That children are as involved as possible in their therapy sessions is not necessarily a good thing. A new study that looks at how children exercise involvement in child and family therapies at social services departments and mental health clinics proposes a new way of thinking about the concept.

Children have the right to be involved in matters that affect their well-being, however, PhD student Kristina Edman explains that involvement is an ambiguous concept often associated with listening to children and ensuring that children's voices are being heard.

When a child talks about, for example, abuse, the child's emotional involvement should perhaps be taken down a notch.

Kristina Edman

“This is a rather narrow view of involvement and says more about what practitioners should do than about how children actually exercise involvement. There isn’t necessarily a set path to children’s involvement or even a certainty that more involvement is always desirable,” says Edman.

To make the concept of involvement clearer, Edman looks at how it is exercised in practice, in the actual encounters between professionals, children and families. She has identified and defined six dimensions of involvement which she has compiled in a ‘compass of involvement’.

“Involvement can be about everything from being emotionally present, to positioning oneself, to steering the session. It can also extend over time, reach outside of the therapy room, and be exercised in ways that adults may not always anticipate or desire,” says Edman.

The compass of involvement has been developed to better utilise the skills of practitioners.
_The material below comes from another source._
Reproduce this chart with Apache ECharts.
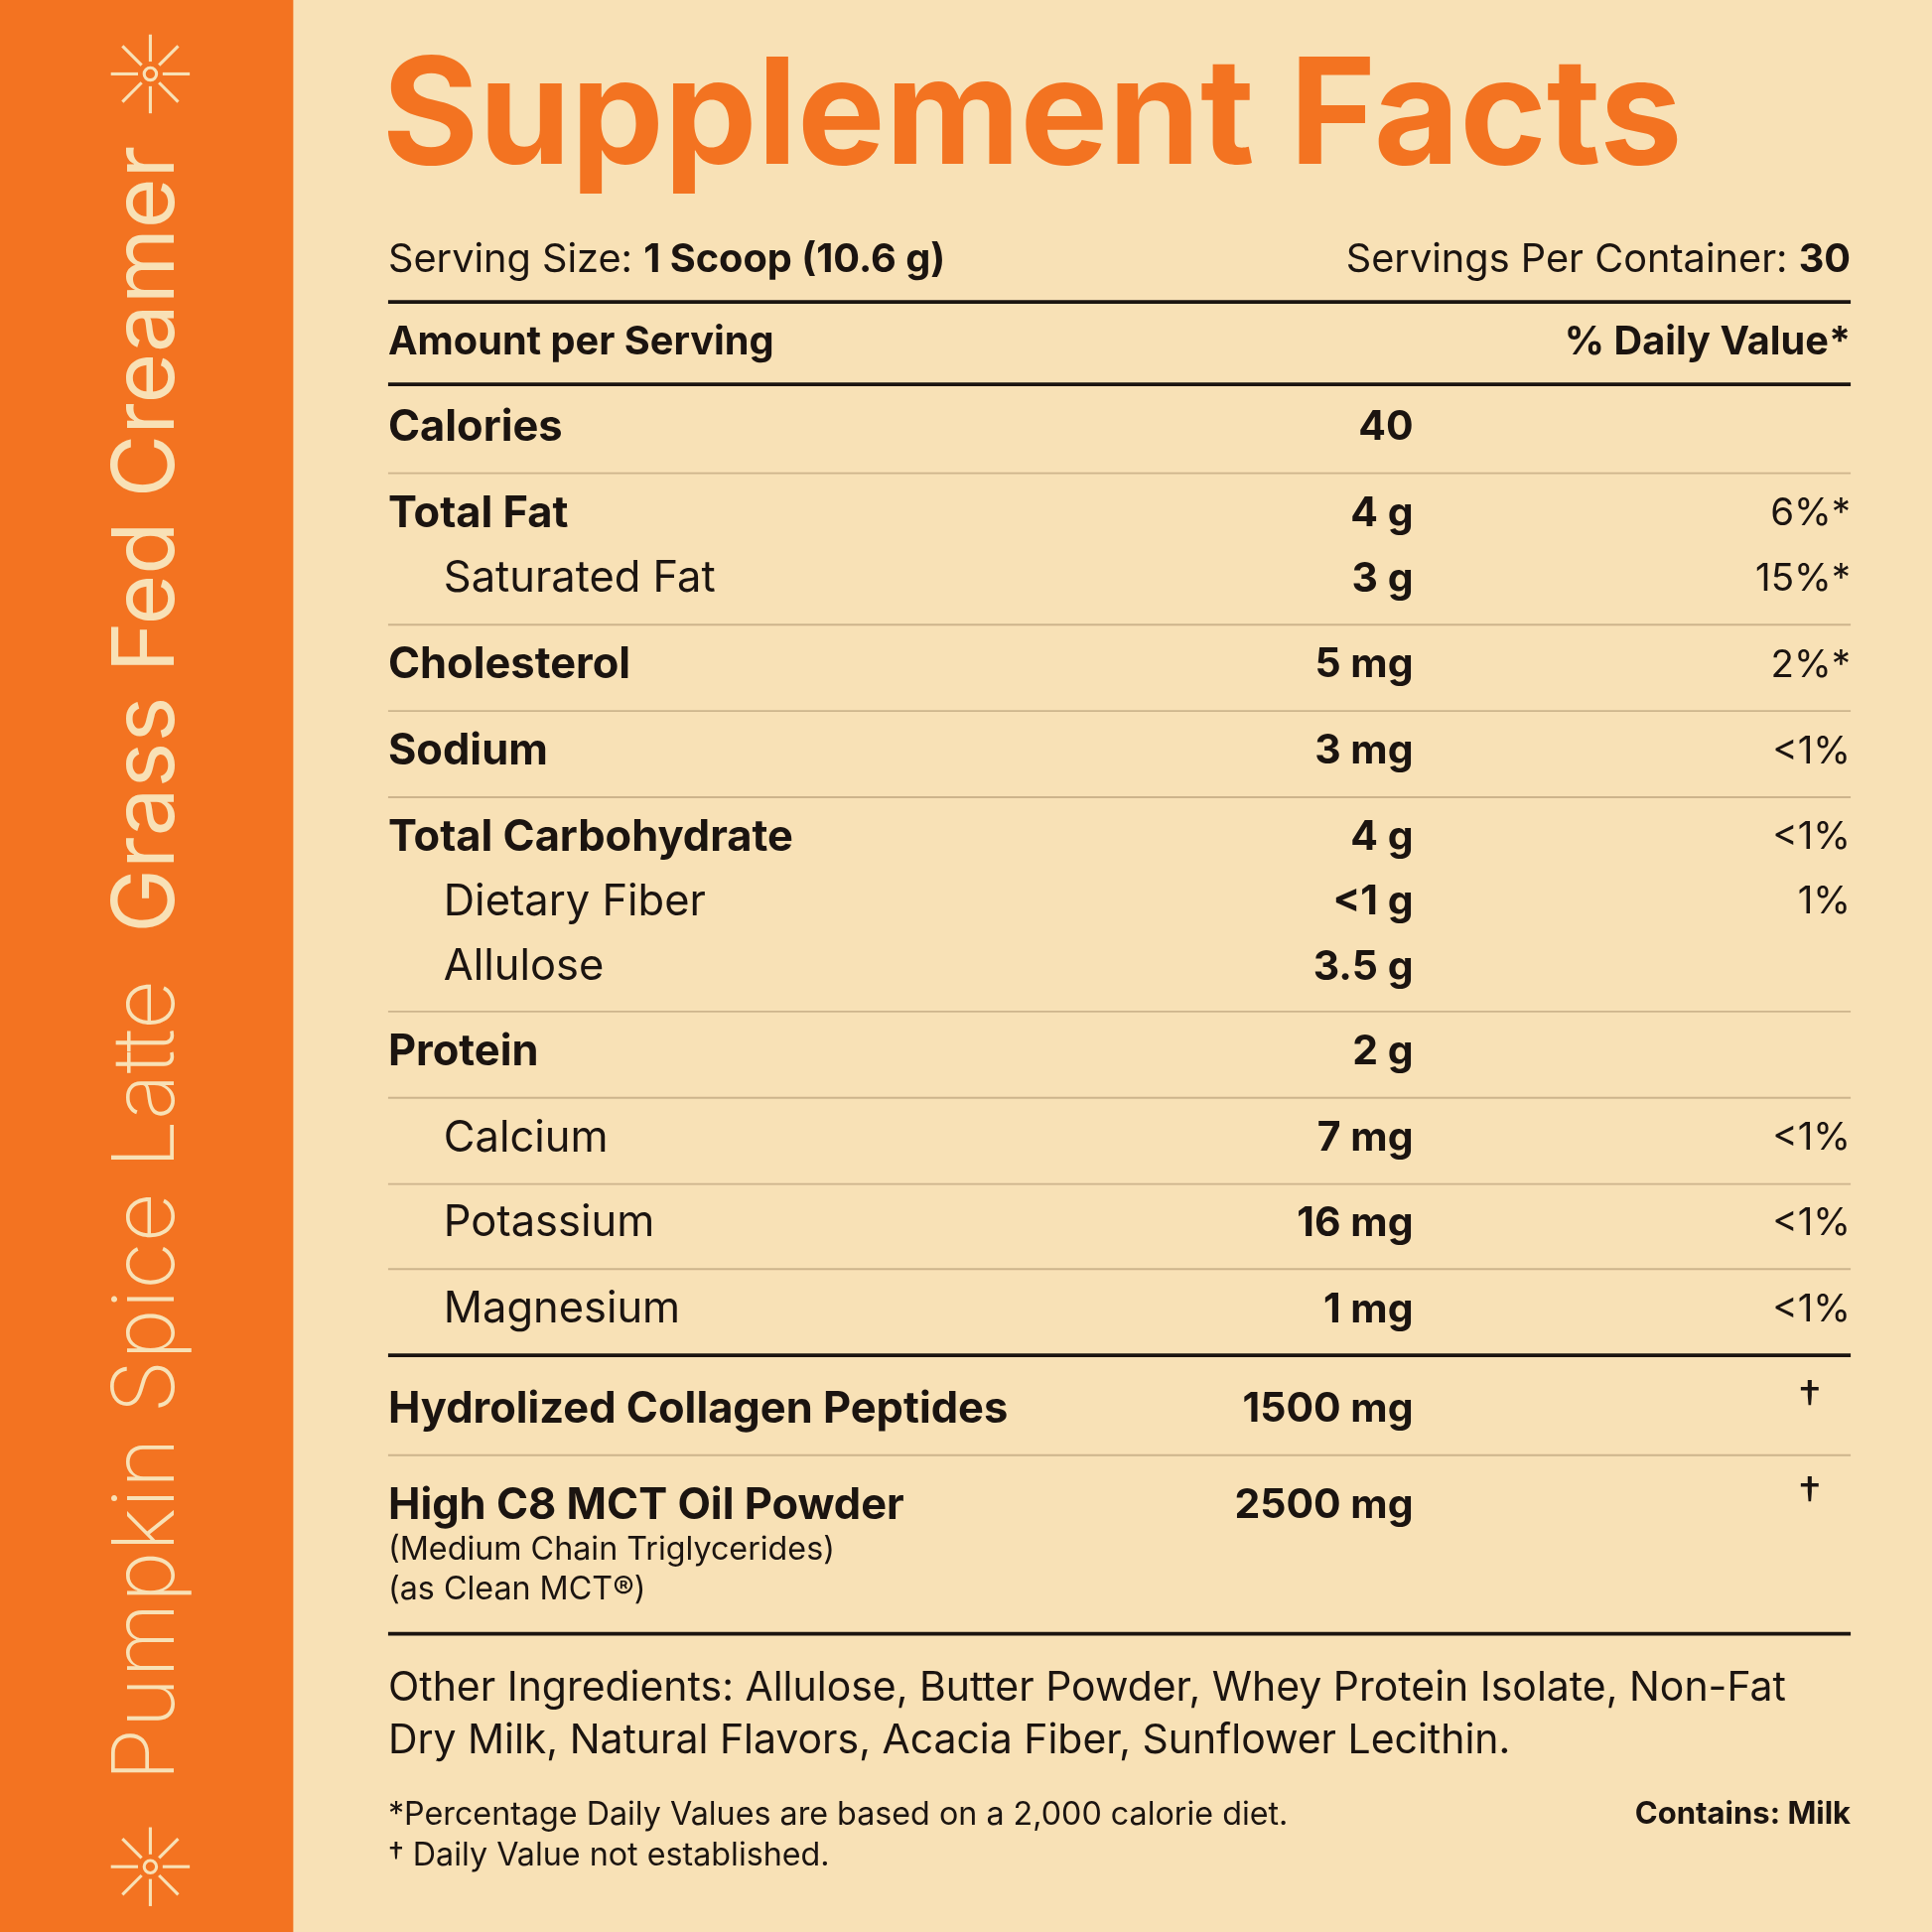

It can act as a counterweight to the over-standardisation that Edman believes has come to characterise much of contemporary social work practice.

She points out that involvement is neither innately good nor bad.

“When a child talks about, for example, abuse, the child's emotional involvement should perhaps be taken down a notch. Creating an emotional distance can be a useful strategy for some children to cling onto, a least for a while. But this does not mean that a child's emotional involvement is unimportant. It simply means that involvement is more complex than ‘the more the better’,” says Edman.